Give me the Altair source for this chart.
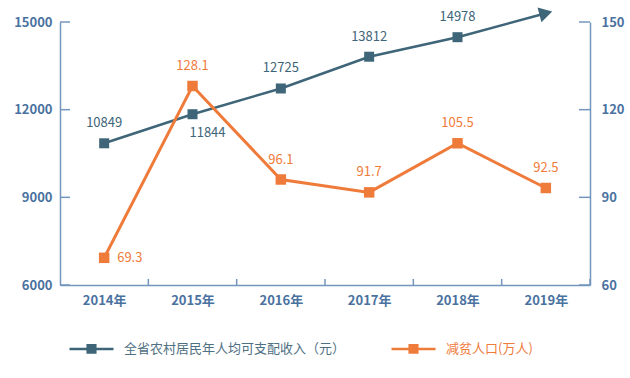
import altair as alt
import pandas as pd

# ---------------- data ----------------
years = ["2014年", "2015年", "2016年", "2017年", "2018年", "2019年"]
income = [10849, 11844, 12725, 13812, 14978]          # labels, 2014-2018
# heights at which the reference draws the income markers (read off the picture;
# the 2018 marker sits lower than its label value)
income_drawn = [10849, 11844, 12725, 13812, 14480]
income_arrow_2019 = 15300                              # arrow head end (no label)
poverty = [69.3, 128.1, 96.1, 91.7, 105.5, 92.5]       # labels, 2014-2019
# heights at which the reference draws the poverty markers
poverty_drawn = [69.3, 128.1, 96.1, 91.7, 108.5, 93.2]
left_ticks = [6000, 9000, 12000, 15000]
right_ticks = [60, 90, 120, 150]
series_names = ["全省农村居民年人均可支配收入（元）", "减贫人口(万人)"]

# ---------------- styles ----------------
BLUE = "#3e6578"
ORANGE = "#ef7b3b"
AXIS = "#7396bd"
LABEL = "#4a72a0"
FONT = "Noto Sans CJK SC"

inc_df = pd.DataFrame({"year": years[:5], "v": income_drawn,
                       "label": [str(v) for v in income]})
inc_line_df = pd.DataFrame({"year": years, "v": income_drawn + [income_arrow_2019],
                            "series": series_names[0]})
arrow_df = pd.DataFrame({"year": [years[-1]], "v": [income_arrow_2019]})
pov_df = pd.DataFrame({"year": years, "v": poverty_drawn,
                       "label": [f"{v:.1f}" for v in poverty],
                       "series": series_names[1]})
lt_df = pd.DataFrame({"v": left_ticks})
rt_df = pd.DataFrame({"v": right_ticks})
yr_df = pd.DataFrame({"year": years})

xs = alt.Scale(type="band", domain=years, paddingInner=0, paddingOuter=0)
x_axis = alt.Axis(title=None, tickBand="extent", tickSize=0, labelPadding=9,
                  labelColor=LABEL, labelFont=FONT, labelFontSize=13,
                  labelFontWeight="bold", domainColor=AXIS, domainWidth=1.5,
                  grid=False, labelAngle=0)
X = alt.X("year:N", scale=xs, axis=x_axis)

yb_scale = alt.Scale(domain=[6000, 15000], nice=False, zero=False)
yo_scale = alt.Scale(domain=[60, 150], nice=False, zero=False)

YB = alt.Y("v:Q", scale=yb_scale,
           axis=alt.Axis(orient="left", values=left_ticks, format="d", title=None,
                         tickSize=0, labelPadding=8, labelColor=LABEL, labelFont=FONT,
                         labelFontSize=13, labelFontWeight="bold",
                         domainColor=AXIS, domainWidth=1.5, grid=False))
YO = alt.Y("v:Q", scale=yo_scale,
           axis=alt.Axis(orient="right", values=right_ticks, format="d", title=None,
                         tickSize=0, labelPadding=11, labelColor=LABEL, labelFont=FONT,
                         labelFontSize=13, labelFontWeight="bold",
                         domainColor=AXIS, domainWidth=1.5, grid=False))

SYM = ("M-1,0H1"
       "M-0.23,-0.17H0.23M-0.23,-0.085H0.23M-0.23,0H0.23"
       "M-0.23,0.085H0.23M-0.23,0.17H0.23")
color_scale = alt.Scale(domain=series_names, range=[BLUE, ORANGE])
legend_def = alt.Legend(
    orient="none", legendX=8, legendY=303, direction="horizontal", title=None,
    symbolType=SYM, symbolSize=1936, symbolStrokeWidth=2.5,
    labelFont=FONT, labelFontSize=13, labelOffset=9, columnPadding=40,
    padding=0, labelLimit=400,
    labelColor=alt.ExprRef(expr=f"datum.value === '{series_names[1]}' ? '{ORANGE}' : '#4f6f82'"),
)
COLOR = alt.Color("series:N", scale=color_scale, legend=legend_def)

# ---------------- income (left axis) ----------------
b_line = alt.Chart(inc_line_df).mark_line(strokeWidth=2.5).encode(x=X, y=YB, color=COLOR)
b_pts = alt.Chart(inc_df).mark_square(size=100, color=BLUE, opacity=1).encode(x=X, y=YB)
b_arrow = alt.Chart(arrow_df).mark_point(shape="triangle-right", filled=True, size=230,
                                        angle=345, color=BLUE, opacity=1).encode(x=X, y=YB)
b_lab = alt.Chart(inc_df).transform_filter("datum.year !== '2015年'").mark_text(
    dy=-20, fontSize=13, font=FONT, color=BLUE).encode(x=X, y=YB, text="label:N")
b_lab2 = alt.Chart(inc_df).transform_filter("datum.year === '2015年'").mark_text(
    dy=19, dx=15, fontSize=13, font=FONT, color=BLUE).encode(x=X, y=YB, text="label:N")
b_ticks = alt.Chart(lt_df).mark_rule(color=AXIS, strokeWidth=1.5).encode(
    y=YB, x=alt.value(0), x2=alt.value(10))
x_ticks = alt.Chart(yr_df).mark_rule(color=AXIS, strokeWidth=1.5).encode(
    x=alt.X("year:N", scale=xs, axis=x_axis, bandPosition=1),
    y=alt.value(257), y2=alt.value(263))

blue = alt.layer(b_ticks, x_ticks, b_line, b_pts, b_arrow, b_lab, b_lab2)

# ---------------- poverty reduction (right axis) ----------------
o_line = alt.Chart(pov_df).mark_line(strokeWidth=3).encode(x=X, y=YO, color=COLOR)
o_pts = alt.Chart(pov_df).mark_square(size=110, color=ORANGE, opacity=1).encode(x=X, y=YO)
o_lab = alt.Chart(pov_df).transform_filter("datum.year !== '2014年'").mark_text(
    dy=-20, fontSize=13, font=FONT, color=ORANGE).encode(x=X, y=YO, text="label:N")
o_lab2 = alt.Chart(pov_df).transform_filter("datum.year === '2014年'").mark_text(
    dx=13, align="left", fontSize=13, font=FONT, color=ORANGE).encode(x=X, y=YO, text="label:N")
o_ticks = alt.Chart(rt_df).mark_rule(color=AXIS, strokeWidth=1.5).encode(
    y=YO, x=alt.value(519), x2=alt.value(530))

orange = alt.layer(o_ticks, o_line, o_pts, o_lab, o_lab2)

chart = alt.layer(blue, orange).resolve_scale(y="independent").properties(
    width=530, height=263,
    padding={"left": 60, "top": 22, "right": 40, "bottom": 93},
    autosize=alt.AutoSizeParams(type="none"),
    background="white",
).configure_view(stroke=None)

chart.save("out.html", embed_options={"renderer": "svg", "actions": False})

###

Given problem —
Extract the lines exactly, please: the first line of the listing, the line with "import pandas as pd", and every line between them, but no pictures.

Output —
Give me the Altair source for this chart.
import altair as alt
import pandas as pd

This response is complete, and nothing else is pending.